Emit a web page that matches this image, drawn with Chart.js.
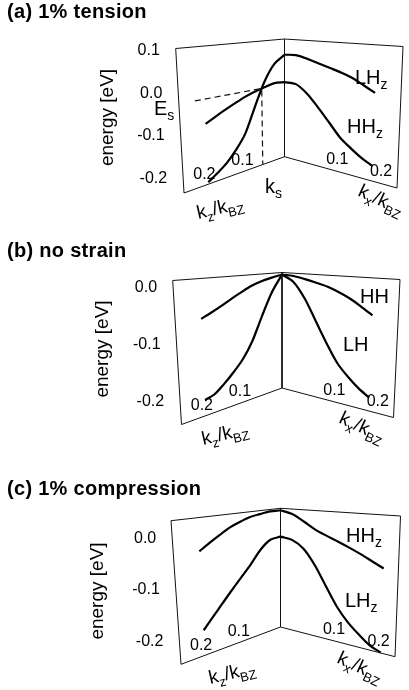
<!DOCTYPE html>
<html>
<head>
<meta charset="utf-8">
<title>valence bands under strain</title>
<script src="https://cdn.jsdelivr.net/npm/chart.js@4/dist/chart.umd.min.js"></script>
<style>
  html, body { margin: 0; padding: 0; background: #fff; }
  canvas { position: absolute; left: 0; }
</style>
</head>
<body>
<canvas id="panelA" width="409" height="230" style="top:0px"></canvas>
<canvas id="panelB" width="409" height="230" style="top:230px"></canvas>
<canvas id="panelC" width="409" height="230" style="top:460px"></canvas>
<script>
// wave vector samples, k / k_BZ
const kSteps = [0, 0.025, 0.05, 0.075, 0.1, 0.125, 0.15, 0.175, 0.2];
const kStepsLong = [0, 0.025, 0.05, 0.075, 0.1, 0.125, 0.15, 0.175, 0.2, 0.225];
const kTicks = [0.1, 0.2];
const kEndZ = 0.264, kEndX = 0.257;   // k at the outer edges of the box

// (a) 1% tension, energy in eV
const tenLHz_kz = [0.060, 0.0376, -0.0078, -0.0717, -0.1351, -0.1714, -0.1976, -0.2152, -0.2298];
const tenHHz_kz = [-0.019, -0.0167, -0.0233, -0.0302, -0.0394, -0.0507, -0.0621, -0.0739, -0.0857];
const tenLHz_kx = [0.060, 0.0619, 0.0544, 0.0444, 0.0354, 0.0266, 0.0156, 0.0004, -0.0146];
const tenHHz_kx = [-0.019, -0.0203, -0.0424, -0.0757, -0.1103, -0.1438, -0.1658, -0.1842, -0.1971];
const tenKs = 0.057, tenEs = -0.025, tenDashFrom = 0.224;
const tenTicks = [0.1, 0.0, -0.1, -0.2];

// (b) no strain
const noHH_kz = [0.007, 0.0022, -0.0036, -0.0114, -0.0220, -0.0328, -0.0439, -0.0536, -0.0621];
const noLH_kz = [0.007, -0.0292, -0.0762, -0.1231, -0.1545, -0.1753, -0.1922, -0.2056, -0.2103];
const noHH_kx = [0.007, 0.0055, 0.0006, -0.0053, -0.0117, -0.0210, -0.0317, -0.0450, -0.0589];
const noLH_kx = [0.007, -0.0072, -0.0401, -0.0839, -0.1256, -0.1611, -0.1837, -0.2013, -0.2140];
const noTicks = [0.0, -0.1, -0.2];

// (c) 1% compression
const comHHz_kz = [0.030, 0.0302, 0.0267, 0.0226, 0.0146, 0.0053, -0.0076, -0.0205, -0.0335];
const comLHz_kz = [-0.032, -0.0352, -0.0542, -0.0825, -0.1065, -0.1291, -0.1515, -0.1729, -0.1936];
const comHHz_kx = [0.030, 0.0231, 0.0081, -0.0078, -0.0193, -0.0294, -0.0398, -0.0507, -0.0623, -0.0735];
const comLHz_kx = [-0.032, -0.0365, -0.0538, -0.0874, -0.1299, -0.1695, -0.1976, -0.2178, -0.2345, -0.2435];
const comTicks = [0.0, -0.1, -0.2];

const FONT = '"Liberation Sans", Arial, Helvetica, sans-serif';

// layout of each panel (page pixels): the two faces of the box, text anchors
const panelSetup = {
  panelA: {
    top: 0, title: '(a) 1% tension', titleY: 18,
    eTop: 0.1055, eBottom: -0.2345, eTicks: tenTicks,
    apexTop: [284.5, 39], apexBottom: [284.5, 156.7],
    zTop: [175.7, 48.5], zBottom: [184, 193],
    xTop: [403, 46.5], xBottom: [397, 188],
    yTitle: [107.5, 117.5], kzTitle: [220, 208], kxTitle: [381, 200],
    curves: [
      { dir: -1, k: kSteps, e: tenLHz_kz }, { dir: -1, k: kSteps, e: tenHHz_kz },
      { dir: 1, k: kSteps, e: tenLHz_kx }, { dir: 1, k: kSteps, e: tenHHz_kx }
    ],
    guide: [[-tenDashFrom, tenEs], [-tenKs, tenEs], [-tenKs, -0.2345]],
    names: [
      { parts: [['LH', 0], ['z', 1]], at: [355, 84] },
      { parts: [['HH', 0], ['z', 1]], at: [347, 133] },
      { parts: [['E', 0], ['s', 1]], at: [154, 115] },
      { parts: [['k', 0], ['s', 1]], at: [265, 193] }
    ]
  },
  panelB: {
    top: 230, title: '(b) no strain', titleY: 256.5,
    eTop: 0.0115, eBottom: -0.239, eTicks: noTicks,
    apexTop: [282, 272.5], apexBottom: [282, 388],
    zTop: [172.7, 280.5], zBottom: [181.5, 424.5],
    xTop: [400, 279.5], xBottom: [393.5, 417.5],
    yTitle: [102.5, 349], kzTitle: [225, 434], kxTitle: [362, 427],
    curves: [
      { dir: -1, k: kSteps, e: noHH_kz }, { dir: -1, k: kSteps, e: noLH_kz },
      { dir: 1, k: kSteps, e: noHH_kx }, { dir: 1, k: kSteps, e: noLH_kx }
    ],
    names: [
      { parts: [['HH', 0]], at: [360, 303] },
      { parts: [['LH', 0]], at: [343, 351] }
    ]
  },
  panelC: {
    top: 460, title: '(c) 1% compression', titleY: 495,
    eTop: 0.0346, eBottom: -0.2443, eTicks: comTicks,
    apexTop: [280.5, 508.3], apexBottom: [280.5, 627],
    zTop: [171, 520.7], zBottom: [181, 664.3],
    xTop: [400.5, 516], xBottom: [395, 656.7],
    yTitle: [97.5, 591], kzTitle: [232, 673], kxTitle: [360, 667],
    curves: [
      { dir: -1, k: kSteps, e: comHHz_kz }, { dir: -1, k: kSteps, e: comLHz_kz },
      { dir: 1, k: kStepsLong, e: comHHz_kx }, { dir: 1, k: kStepsLong, e: comLHz_kx }
    ],
    names: [
      { parts: [['HH', 0], ['z', 1]], at: [346, 542] },
      { parts: [['LH', 0], ['z', 1]], at: [345, 607] }
    ]
  }
};

// map (signed k, E) onto one of the two faces of the box
function project(P, k, e) {
  const v = (P.eTop - e) / (P.eTop - P.eBottom);
  const left = k < 0;
  const u = left ? -k / kEndZ : k / kEndX;
  const ot = left ? P.zTop : P.xTop, ob = left ? P.zBottom : P.xBottom;
  const tx = P.apexTop[0] + (ot[0] - P.apexTop[0]) * u, ty = P.apexTop[1] + (ot[1] - P.apexTop[1]) * u;
  const bx = P.apexBottom[0] + (ob[0] - P.apexBottom[0]) * u, by = P.apexBottom[1] + (ob[1] - P.apexBottom[1]) * u;
  return [tx + (bx - tx) * v, ty + (by - ty) * v];
}

function partsWidth(ctx, parts, size) {
  let w = 0;
  parts.forEach(([t, sub]) => {
    ctx.font = (sub ? Math.round(size * 0.68) : size) + 'px ' + FONT;
    w += ctx.measureText(t).width;
  });
  return w;
}
function drawParts(ctx, parts, x, y, size) {
  parts.forEach(([t, sub]) => {
    ctx.font = (sub ? Math.round(size * 0.68) : size) + 'px ' + FONT;
    ctx.fillText(t, x, y + (sub ? size * 0.27 : 0));
    x += ctx.measureText(t).width;
  });
}
function drawRotated(ctx, parts, at, angle, size) {
  ctx.save();
  ctx.translate(at[0], at[1]);
  ctx.rotate(angle * Math.PI / 180);
  ctx.textAlign = 'left';
  ctx.textBaseline = 'alphabetic';
  drawParts(ctx, parts, -partsWidth(ctx, parts, size) / 2, size * 0.3, size);
  ctx.restore();
}

const boxView = {
  id: 'boxView',
  afterDatasetsUpdate(chart) {
    const P = panelSetup[chart.canvas.id];
    chart.data.datasets.forEach((ds, i) => {
      chart.getDatasetMeta(i).data.forEach((pt, j) => {
        const raw = ds.data[j];
        const [X, Y] = project(P, raw.x, raw.y);
        pt.x = X;
        pt.y = Y - P.top;
      });
    });
  },
  afterDraw(chart) {
    const P = panelSetup[chart.canvas.id];
    const ctx = chart.ctx;
    ctx.save();
    ctx.translate(0, -P.top);
    ctx.fillStyle = '#000';

    ctx.font = 'bold 20px ' + FONT;
    ctx.letterSpacing = '0.3px';
    ctx.textAlign = 'left';
    ctx.textBaseline = 'alphabetic';
    ctx.fillText(P.title, 7, P.titleY);
    ctx.letterSpacing = '0px';

    ctx.font = '16px ' + FONT;
    ctx.textAlign = 'right';
    ctx.textBaseline = 'middle';
    P.eTicks.forEach(e => {
      const [x, y] = project(P, -kEndZ, e);
      ctx.fillText(e.toFixed(1), x - 16, y);
    });

    ctx.textAlign = 'center';
    kTicks.forEach(k => {
      const [lx, ly] = project(P, -k, P.eBottom);
      ctx.fillText(k.toFixed(1), lx - 4, ly - 10);
      const [rx, ry] = project(P, k, P.eBottom);
      ctx.fillText(k.toFixed(1), rx + 9, ry - 9);
    });

    ctx.save();
    ctx.translate(P.yTitle[0], P.yTitle[1]);
    ctx.rotate(-Math.PI / 2);
    ctx.font = '19px ' + FONT;
    ctx.textAlign = 'center';
    ctx.fillText('energy [eV]', 0, 0);
    ctx.restore();

    drawRotated(ctx, [['k', 0], ['z', 1], ['/k', 0], ['BZ', 1]], P.kzTitle, -13, 19);
    drawRotated(ctx, [['k', 0], ['x', 1], ['/k', 0], ['BZ', 1]], P.kxTitle, 25, 19);

    ctx.textAlign = 'left';
    ctx.textBaseline = 'alphabetic';
    P.names.forEach(n => drawParts(ctx, n.parts, n.at[0], n.at[1], 20));
    ctx.restore();
  }
};

function pathSet(points, width, dash) {
  return {
    data: points.map(([x, y]) => ({ x: x, y: y })),
    showLine: true, borderColor: '#111', borderWidth: width, borderDash: dash || [],
    tension: 0, pointRadius: 0, clip: false
  };
}

Object.keys(panelSetup).forEach(id => {
  const P = panelSetup[id];
  const datasets = [
    pathSet([[-kEndZ, P.eTop], [0, P.eTop], [kEndX, P.eTop], [kEndX, P.eBottom],
             [0, P.eBottom], [-kEndZ, P.eBottom], [-kEndZ, P.eTop]], 1),
    pathSet([[0, P.eTop], [0, P.eBottom]], 1)
  ];
  if (P.guide) datasets.push(pathSet(P.guide, 1.2, [6, 4]));
  P.curves.forEach(c => datasets.push({
    data: c.k.map((k, i) => ({ x: c.dir * k, y: c.e[i] })),
    showLine: true, borderColor: '#000', borderWidth: 2.2,
    tension: 0.3, pointRadius: 0, clip: false
  }));

  new Chart(document.getElementById(id), {
    type: 'scatter',
    data: { datasets: datasets },
    options: {
      responsive: false,
      animation: false,
      events: [],
      layout: { padding: 0 },
      scales: {
        x: { type: 'linear', min: -kEndZ, max: kEndX, display: false },
        y: { type: 'linear', min: P.eBottom, max: P.eTop, display: false }
      },
      plugins: { legend: { display: false }, tooltip: { enabled: false } }
    },
    plugins: [boxView]
  });
});
</script>
</body>
</html>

> **Instructions for the task**:
Return exactly what appears from the opening line of the material through the line with "const kEndZ = 0.264, kEndX", apart from the pictures.

> **Result**:
Emit a web page that matches this image, drawn with Chart.js.
<!DOCTYPE html>
<html>
<head>
<meta charset="utf-8">
<title>valence bands under strain</title>
<script src="https://cdn.jsdelivr.net/npm/chart.js@4/dist/chart.umd.min.js"></script>
<style>
  html, body { margin: 0; padding: 0; background: #fff; }
  canvas { position: absolute; left: 0; }
</style>
</head>
<body>
<canvas id="panelA" width="409" height="230" style="top:0px"></canvas>
<canvas id="panelB" width="409" height="230" style="top:230px"></canvas>
<canvas id="panelC" width="409" height="230" style="top:460px"></canvas>
<script>
// wave vector samples, k / k_BZ
const kSteps = [0, 0.025, 0.05, 0.075, 0.1, 0.125, 0.15, 0.175, 0.2];
const kStepsLong = [0, 0.025, 0.05, 0.075, 0.1, 0.125, 0.15, 0.175, 0.2, 0.225];
const kTicks = [0.1, 0.2];
const kEndZ = 0.264, kEndX = 0.257;   // k at the outer edges of the box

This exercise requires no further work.